Directive
For this exercise, output only the lines between the "Rebuild this chart" line and the "t.set_position((x, y - 0.02))" line, both of them included, and skip all pictures.
-- Start of Records for this task --
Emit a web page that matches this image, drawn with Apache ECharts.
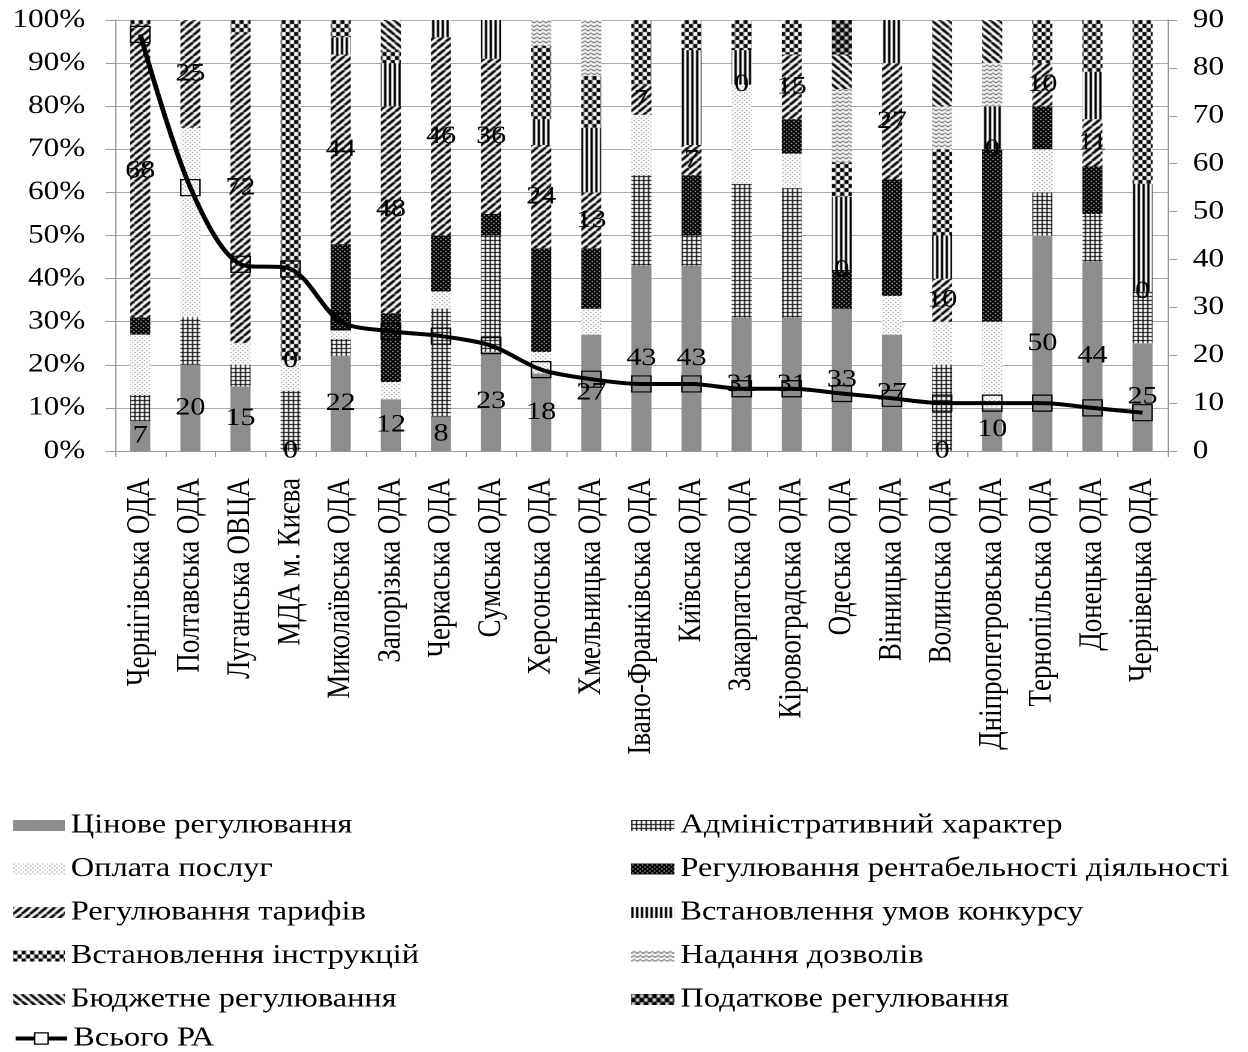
<!DOCTYPE html>
<html>
<head>
<meta charset="utf-8">
<script src="https://cdn.jsdelivr.net/npm/echarts@6/dist/echarts.min.js"></script>
<style>
html,body{margin:0;padding:0;background:#fff;overflow:hidden;}
#wrap{width:1248px;height:1052px;overflow:hidden;}
#main{width:1040px;height:1052px;transform:scaleX(1.2);transform-origin:0 0;}
</style>
</head>
<body>
<div id="wrap"><div id="main"></div></div>
<script>
// ---------- data ----------
var categories = ['Чернігівська ОДА','Полтавська ОДА','Луганська ОВЦА','МДА м. Києва','Миколаївська ОДА','Запорізька ОДА','Черкаська ОДА','Сумська ОДА','Херсонська ОДА','Хмельницька ОДА','Івано-Франківська ОДА','Київська ОДА','Закарпатська ОДА','Кіровоградська ОДА','Одеська ОДА','Вінницька ОДА','Волинська ОДА','Дніпропетровська ОДА','Тернопільська ОДА','Донецька ОДА','Чернівецька ОДА'];
var priceReg      = [7,20,15,0,22,12,8,23,18,27,43,43,31,31,33,27,0,10,50,44,25];
var adminChar     = [6,11,5,14,4,0,25,27,0,0,21,7,31,30,0,0,20,0,10,11,12];
var servicePay    = [14,44,5,7,2,4,4,0,5,6,14,0,23,8,0,9,10,20,10,0,0];
var profitReg     = [4,0,0,0,20,16,13,5,24,14,0,14,0,8,9,27,0,40,10,11,0];
var tariffReg     = [68,25,72,0,44,48,46,36,24,13,7,7,0,15,0,27,10,0,10,11,0];
var contestCond   = [0,0,0,0,4,10,4,9,6,15,0,22,8,0,17,10,10,10,0,11,25];
var instructions  = [1,0,3,79,4,3,0,0,17,12,15,7,7,8,8,0,20,0,10,12,38];
var permits       = [0,0,0,0,0,0,0,0,6,13,0,0,0,0,17,0,10,10,0,0,0];
var budgetReg     = [0,0,0,0,0,7,0,0,0,0,0,0,0,0,8,0,20,10,0,0,0];
var taxReg        = [0,0,0,0,0,0,0,0,0,0,0,0,0,0,8,0,0,0,0,0,0];
var totalRA       = [87,55,39,38,27,25,24,22,17,15,14,14,13,13,12,11,10,10,10,9,8];
var leftTicks = [0,10,20,30,40,50,60,70,80,90,100];
var rightTicks = [0,10,20,30,40,50,60,70,80,90];

// ---------- patterns ----------
function pat(w, h, draw) {
  var c = document.createElement('canvas');
  c.width = w; c.height = h;
  var ctx = c.getContext('2d');
  ctx.fillStyle = '#fff'; ctx.fillRect(0, 0, w, h);
  draw(ctx, w, h);
  return { image: c, repeat: 'repeat' };
}
var P = {
  price: pat(2, 2, function (c) { c.fillStyle = '#777'; c.fillRect(0,0,2,2); c.fillStyle = '#a5a5a5'; c.fillRect(0,0,1,1); c.fillRect(1,1,1,1); }),
  admin: pat(4, 4, function (c) { c.fillStyle = '#000'; c.fillRect(0,0,4,1); c.fillRect(0,0,1,4); }),
  pay: pat(4, 4, function (c) { c.fillStyle = '#777'; c.fillRect(0,0,1,1); c.fillRect(2,2,1,1); }),
  profit: pat(4, 4, function (c) { c.fillStyle = '#000'; c.fillRect(0,0,4,4); c.fillStyle = '#fff'; c.fillRect(1,1,1,1); c.fillRect(3,3,1,1); }),
  tariff: pat(7, 7, function (c) { c.strokeStyle = '#000'; c.lineWidth = 2.4; c.beginPath(); for (var k = -1; k <= 1; k++) { c.moveTo(k*7, 7); c.lineTo(k*7+7, 0); } c.stroke(); }),
  contest: pat(4, 4, function (c) { c.fillStyle = '#000'; c.fillRect(0,0,2,4); }),
  instr: pat(7, 8, function (c) { c.fillStyle = '#000'; c.fillRect(0,0,3.5,4); c.fillRect(3.5,4,3.5,4); }),
  permit: pat(5, 4, function (c) { c.strokeStyle = '#000'; c.lineWidth = 0.8; c.beginPath(); c.moveTo(0,3); c.lineTo(2.5,1); c.lineTo(5,3); c.stroke(); }),
  budget: pat(7, 7, function (c) { c.strokeStyle = '#000'; c.lineWidth = 2.4; c.beginPath(); for (var k = -1; k <= 1; k++) { c.moveTo(k*7, 0); c.lineTo(k*7+7, 7); } c.stroke(); }),
  tax: pat(7, 8, function (c) { c.fillStyle = '#888'; c.fillRect(0,0,7,8); c.fillStyle = '#fff'; c.fillRect(1,1,1.5,2); c.fillRect(4.5,5,1.5,2); c.fillStyle = '#000'; c.fillRect(3.5,0,3.5,4); c.fillRect(0,4,3.5,4); })
};

var FONT = "'Liberation Serif', 'Times New Roman', serif";
var lbl = { show: true, position: 'inside', color: '#000', fontSize: 25, fontFamily: FONT, formatter: '{c}' };

function bar(name, data, color, withLabel) {
  return {
    name: name, type: 'bar', stack: 'all', data: data, barWidth: '40%',
    itemStyle: { color: color },
    label: withLabel ? lbl : { show: false },
    emphasis: { disabled: true }
  };
}

var series = [
  bar('Цінове регулювання', priceReg, P.price, true),
  bar('Адміністративний характер', adminChar, P.admin, false),
  bar('Оплата послуг', servicePay, P.pay, false),
  bar('Регулювання рентабельності діяльності', profitReg, P.profit, false),
  bar('Регулювання тарифів', tariffReg, P.tariff, true),
  bar('Встановлення умов конкурсу', contestCond, P.contest, false),
  bar('Встановлення інструкцій', instructions, P.instr, false),
  bar('Надання дозволів', permits, P.permit, false),
  bar('Бюджетне регулювання', budgetReg, P.budget, false),
  bar('Податкове регулювання', taxReg, P.tax, false),
  {
    name: 'Всього РА', type: 'line', yAxisIndex: 1, data: totalRA,
    smooth: 0.3, symbol: 'rect', symbolSize: 16, z: 5,
    lineStyle: { color: '#000', width: 4 },
    itemStyle: { color: 'rgba(255,255,255,0)', borderColor: '#000', borderWidth: 1.2 },
    emphasis: { disabled: true }
  }
];

var legendText = { fontFamily: FONT, fontSize: 27, color: '#000', lineHeight: 26 };
var legendBase = { orient: 'vertical', itemWidth: 43, itemHeight: 11, itemGap: 16.5, textStyle: legendText, selectedMode: false, padding: 0 };

var option = {
  animation: false,
  backgroundColor: '#fff',
  grid: { left: 96, right: 67, top: 20, bottom: 601, containLabel: false },
  legend: [
    Object.assign({}, legendBase, { left: 11, top: 812, icon: 'rect',
      data: ['Цінове регулювання','Оплата послуг','Регулювання тарифів','Встановлення інструкцій','Бюджетне регулювання'] }),
    Object.assign({}, legendBase, { left: 11, top: 1025, itemHeight: 14,
      lineStyle: { width: 4, color: '#000' },
      itemStyle: { color: '#fff', borderColor: '#000', borderWidth: 1.2 },
      data: ['Всього РА'] }),
    Object.assign({}, legendBase, { left: 526, top: 812, icon: 'rect', itemWidth: 36,
      data: ['Адміністративний характер','Регулювання рентабельності діяльності','Встановлення умов конкурсу','Надання дозволів','Податкове регулювання'] })
  ],
  xAxis: {
    type: 'category', data: categories,
    axisLine: { lineStyle: { color: '#999', width: 1 } },
    axisTick: { show: true, length: 6, lineStyle: { color: '#999' } },
    axisLabel: { rotate: 90, margin: 27, color: '#000', fontSize: 27, fontFamily: FONT, interval: 0 }
  },
  yAxis: [
    {
      type: 'value', min: leftTicks[0], max: leftTicks[leftTicks.length-1], interval: 10,
      axisLine: { show: true, lineStyle: { color: '#999' } },
      axisTick: { show: true, length: 8, lineStyle: { color: '#999' } },
      splitLine: { show: true, lineStyle: { color: '#aaa', width: 1 } },
      axisLabel: { formatter: '{value}%', margin: 25, color: '#000', fontSize: 26, fontFamily: FONT }
    },
    {
      type: 'value', min: rightTicks[0], max: rightTicks[rightTicks.length-1], interval: 10, position: 'right',
      axisLine: { show: true, lineStyle: { color: '#999' } },
      axisTick: { show: true, length: 8, lineStyle: { color: '#999' } },
      splitLine: { show: false },
      axisLabel: { margin: 21, color: '#000', fontSize: 26, fontFamily: FONT }
    }
  ],
  series: series
};

var chart = echarts.init(document.getElementById('main'), null, { renderer: 'canvas', devicePixelRatio: 2 });
chart.setOption(option);
</script>
</body>
</html>
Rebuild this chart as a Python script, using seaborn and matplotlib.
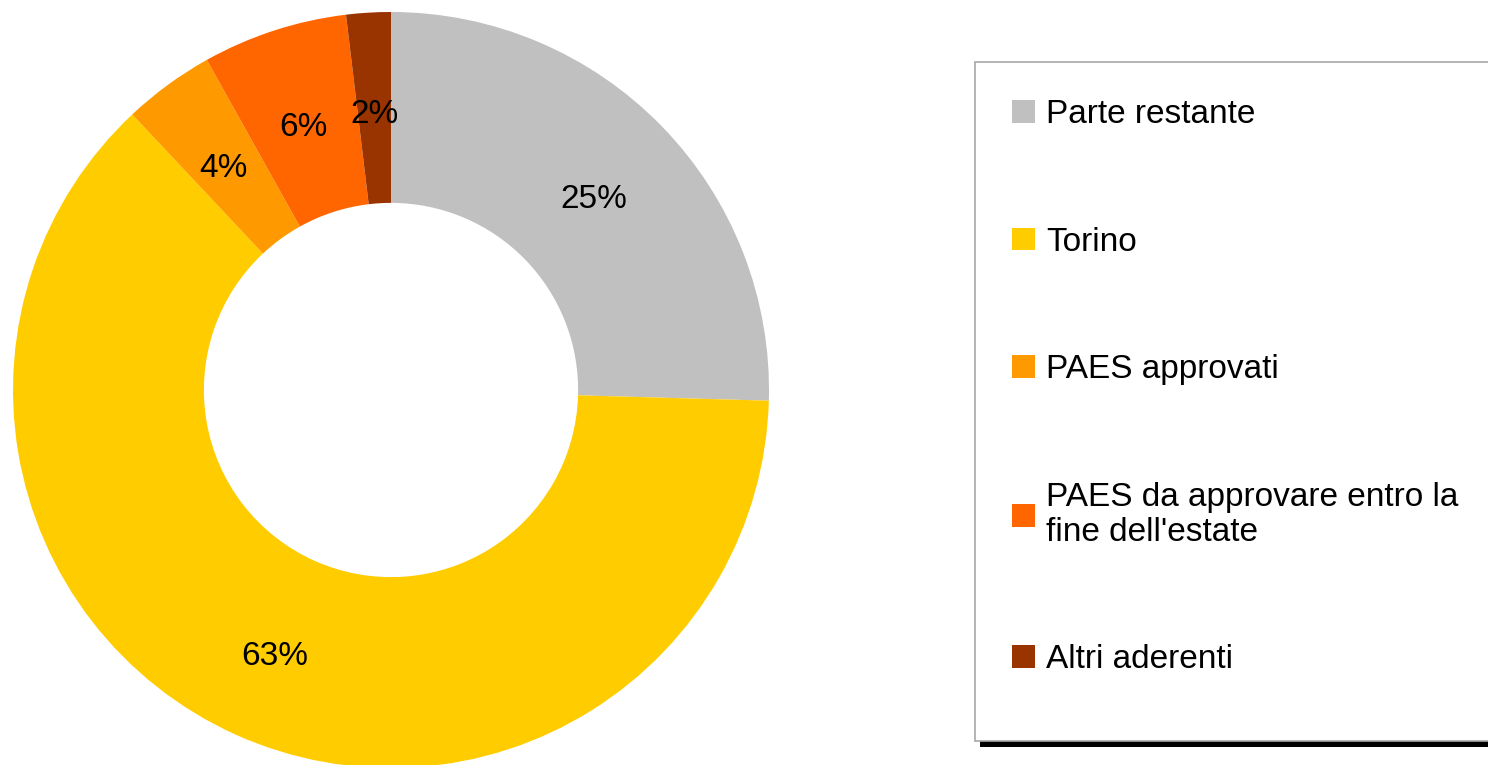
import matplotlib
matplotlib.use("Agg")
import matplotlib.pyplot as plt
from matplotlib.patches import Rectangle
import seaborn as sns

# data (clockwise from 12 o'clock)
categories = [
    "Parte restante",
    "Torino",
    "PAES approvati",
    "PAES da approvare entro la\nfine dell'estate",
    "Altri aderenti",
]
shares = [25.45, 62.55, 3.9, 6.2, 1.9]
slice_colors = ["#C0C0C0", "#FFCC00", "#FF9900", "#FF6600", "#993300"]

sns.set_style("white")
plt.rcParams["font.family"] = ["Liberation Sans", "DejaVu Sans"]
plt.rcParams["text.color"] = "black"

W, H = 1488, 765
fig = plt.figure(figsize=(W / 100, H / 100), dpi=100)

# donut: centre (391, 390) px, outer radius 378 px
cx, cy, r = 391, 390, 378
ax = fig.add_axes([(cx - r) / W, (H - cy - r) / H, 2 * r / W, 2 * r / H])

palette = sns.color_palette(slice_colors)
wedges, _, autotexts = ax.pie(
    shares,
    colors=palette,
    startangle=90,
    counterclock=False,
    radius=1.0,
    autopct="%.0f%%",
    pctdistance=0.75,
    wedgeprops=dict(width=0.505, linewidth=0, edgecolor="none", antialiased=True),
    textprops=dict(fontsize=24, color="black"),
)
# nudge labels down a little to match the reference
for t in autotexts:
    x, y = t.get_position()
    t.set_position((x, y - 0.02))

ax.set_xlim(-1, 1)
ax.set_ylim(-1, 1)
ax.set_aspect("equal")
ax.axis("off")


# legend frame with the hard black shadow
def px_rect(x0, y0, x1, y1, **kw):
    return Rectangle((x0 / W, 1 - y1 / H), (x1 - x0) / W, (y1 - y0) / H,
                     transform=fig.transFigure, **kw)


fig.patches.append(px_rect(980, 741, 1500, 747, facecolor="black",
                           edgecolor="none", zorder=0))
fig.patches.append(px_rect(975, 62, 1500, 741, facecolor="white",
                           edgecolor="#A8A8A8", linewidth=1.2, zorder=1))

leg = fig.legend(
    wedges,
    categories,
    loc="upper left",
    bbox_to_anchor=(1012 / W, 1 - 99 / H),
    frameon=False,
    fontsize=24,
    handlelength=0.68,
    handleheight=0.68,
    handletextpad=0.35,
    labelspacing=2.9,
    borderpad=0,
    borderaxespad=0,
)
for txt in leg.get_texts():
    txt.set_color("black")
    txt.set_linespacing(1.15)
leg.set_zorder(3)

fig.savefig("out.png", dpi=100)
-- End of Records for this task --
The output
Rebuild this chart as a Python script, using seaborn and matplotlib.
import matplotlib
matplotlib.use("Agg")
import matplotlib.pyplot as plt
from matplotlib.patches import Rectangle
import seaborn as sns

# data (clockwise from 12 o'clock)
categories = [
    "Parte restante",
    "Torino",
    "PAES approvati",
    "PAES da approvare entro la\nfine dell'estate",
    "Altri aderenti",
]
shares = [25.45, 62.55, 3.9, 6.2, 1.9]
slice_colors = ["#C0C0C0", "#FFCC00", "#FF9900", "#FF6600", "#993300"]

sns.set_style("white")
plt.rcParams["font.family"] = ["Liberation Sans", "DejaVu Sans"]
plt.rcParams["text.color"] = "black"

W, H = 1488, 765
fig = plt.figure(figsize=(W / 100, H / 100), dpi=100)

# donut: centre (391, 390) px, outer radius 378 px
cx, cy, r = 391, 390, 378
ax = fig.add_axes([(cx - r) / W, (H - cy - r) / H, 2 * r / W, 2 * r / H])

palette = sns.color_palette(slice_colors)
wedges, _, autotexts = ax.pie(
    shares,
    colors=palette,
    startangle=90,
    counterclock=False,
    radius=1.0,
    autopct="%.0f%%",
    pctdistance=0.75,
    wedgeprops=dict(width=0.505, linewidth=0, edgecolor="none", antialiased=True),
    textprops=dict(fontsize=24, color="black"),
)
# nudge labels down a little to match the reference
for t in autotexts:
    x, y = t.get_position()
    t.set_position((x, y - 0.02))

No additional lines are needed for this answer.